The fact is that the United States of America is at war against the Islamic Republic of Iran. The former improvising, while the latter is resisting. Neither is governing. Yet, the question remains: What is the goal and what are the objectives? Is it to counter an “imminent nuclear threat,” or the “degradation of Iran’s military capabilities,” or “regime change”? This is not a strategy! It is a moving justification! Clearly, the end is unclear and the means are being discovered in real time. The narrative does not help. One day: threats of overwhelming force. The next: talk of negotiations. Then deadlines. Then extensions. It appears to be less like a coherent foreign policy and more like a random justification. War requires consistency. Congressional hearings are not a strategy. Resolutions are not a plan. Should the U.S. escalate? De-escalate? Negotiate? Accept partial outcomes? No clear answers. Just indecision! This is the real problem! Meanwhile, the war rages forward on its own momentum.
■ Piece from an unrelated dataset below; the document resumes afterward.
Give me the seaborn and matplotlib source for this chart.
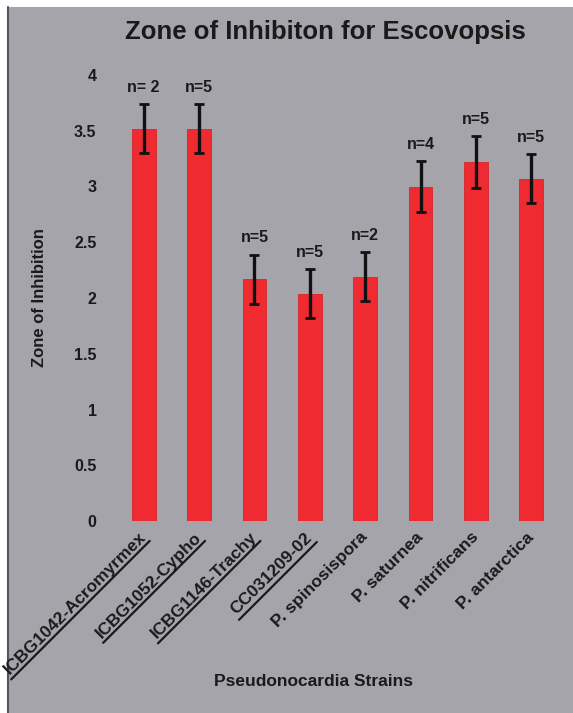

The Munich of 1938 is overwhelmingly remembered as a failure of diplomacy. It was not! It was a failure of judgment! Chamberlain thought he had secured peace when he had only bought time. Catastrophically, at a higher future price. The risk now is identical! When politicians who are supposed to be leaders, erroneously view temporary calm as a solution, they do not prevent future catastrophes. They postpone it, and usually on worse terms. History offers similar warnings. The thread running through all of it is not a dilemma to fight or not fight. It is a warning about clarity and judgment. Politicians who enter war without them rarely control what follows.
War is unforgiving of this kind of fake leadership. It exposes it! It accelerates it! It punishes it! The question is no longer whether errors are being made? The most relevant question is how long the United States of America can afford them? The answer is crystal clear – not too long! The redeeming answer lies in the Ronald Reagan-style leadership. Under his two terms, leadership did not equal populism. Therefore, leadership must begin with the truth. When politics is broken, democracy functions not as designed for the country, but for those who benefit from permanent instability, selective accountability, and managed public frustration. Leadership means the people following despite their initial doubts because they realize that they were wrong and the leader is right. By this standard, what politicians across the globe display today is not leadership at all. It is a reaction – policy shifting with events rather than being shaped by leaders.
The Ayatollah Ali Khomeini’s Islamic Republic is on its last legs. Its monstrous barbarism under the false political-religious ideology of the Twelter Shi’ism is in a deadly quandary. So does the state of Iran with its five thousand year history. Today, it is impossible to return to the pre-Khomeini tyrannical monarchy, yet there are great dangers in the sudden liberty that the Iranian people demand. No doubt that the need for liberty and dignity after almost five decades of monstrous brutality in the name of Allah are strong. Yet, populism is not the answer. The answer is the anchored legitimacy of the post-Mullahcracy government. In order to deal in a statesman-like way with the expected frenzy that will certainly engulf Iranian society, it is mandatory to break the bonds with which the Mullahcracy , in its terror, has bound it. The danger is that once those bonds are broken, the frenzy of revenge would again be uncontrollably unleashed upon the Iranian people. Peace, stability, and democracy is only possible under a legitimate government, whether it be monarchic or republican. Presently, only the establishment of a constitutional monarchy is plausible because the current Reza Pahlavi is not a usurper. He is the inheritor of a monarchy that was overthrown by an illegitimate revolution. He has a legal right to be a monarch under a democratic constitution.
The Trump administration needs an excellent plan to reduce the chaos in Iran, the greater Middle East and beyond by few clear and coherent principles. First, the consequential enforcement of international law. In this context, the sovereignty of Iran must be respected after the change in government. Second, stability and peace within Iranian society must require consensus. And consensus can be achieved through the strength of a newly created legal system that is capable of integrating the reconstructed Iran into the regional as well as global order. Finally, the United States of America must lead the efforts of integration by Iran both domestically as well as internationally.
In closing, the Trump administration’s Iran strategy must embrace the nuances of this complex situation. Counterintuitively, it must be devoid of bigotry too. In this manner, President Trump could end the insane expansionist threat of the Mullahcracy once and for all and empower the Iranian people to reclaim their newly civilized nation’s liberty.